But I like the Red Bull concept a lot. These top young sailors get to compete in boats they couldn't possibly afford. It's a traveling show in many ways, yes, but how else would these kids get a taste of performance craft like that?

As to the rest, if you're teaching round the buoys racing technique not much seamanship is to be expected in the course -- any more than driving lessons at the local race track will cover reading maps or right of way at a 4-way stop.

Richard of Woods Designs
03-20-2015, 10:17 PM
Agreed, you can only be taught so much at one time. How many Great Lakes sailors cruising in old gaffers need to know about tides?

I was lucky to get up close to the latest AC45 foilers a couple of weeks ago

https://www.youtube.com/watch?v=MPn5geNFV8Q&list=UUhKTQtbKN5BaXFTg2BjcbqA

The real debate is "is a foiling kiteboarder sailing"?

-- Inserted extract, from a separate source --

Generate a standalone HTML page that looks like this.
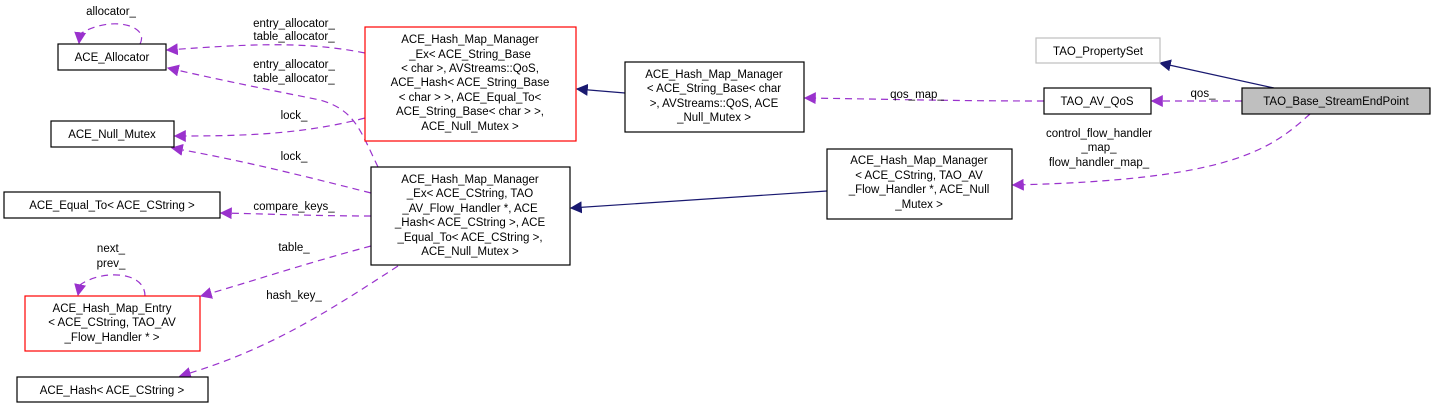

Richard Woods of Woods Designs

www.sailingcatamarans.com (http://www.sailingcatamarans.com)

windwalker3014
03-20-2015, 10:21 PM
These are definitely boats. And the definition of seamanship, if one googles the term, is "the skill, techniques, or practice of handling a ship or boat at sea." (That's the top link that pops up anyway). Sailboats evolve just like other things: ground transportation, aviation, space travel,, etc. The knowledge required to handle a square rigger was very different than that required for Endeavour (of the J boat era) and that is very different from handling a boat like a Caledonia yawl. Seamanship encompasses a wide spectrum of skills and knowledge, the emphasis of which may be very different depending on the boat and its purpose. i am an avid sailor of everything from dinghies to catamarans to keelboats. They're all good to me and I'm in the middle of my first build. Foiling cats are the next step in the evolution of one type of racing boat. Regarding the spectrum of seamanship, these sailors' need for a knowledge of tides, etc during their 20 minute foray around a race course pales in comparison to their need for knowledge on rig tuning, sail shape, and go-fast technique. Contrast to the Caledonia yawl on a cruise through the PacNW by a retired wanderer....the knowledge of tides is probably much more relevant than every go fast technique for shaping the sail or getting that foil section shaped juuuuuust right on the centerboard. This is an interesting conversation for sure but I do believe it could very easily turn into an us-vs-them forum. Sailors are men and women with a penchant for the water and the wind, regardless of the purpose. The foiling cat sailor today may very well be the one to build the next Chapelle crabbing skiff tomorrow when his or her priorities or interests change. And those are sweet boats.... :-)

Clarkey
03-21-2015, 04:55 AM
Of course they are boats. The level of seamanship appropriate to most of the boats discussed on this forum would probably be found somewhat wanting if applied to these new developments. The art of sailing on the sea continues to evolve.

slug
03-21-2015, 05:05 AM
Good grief..seamanship ?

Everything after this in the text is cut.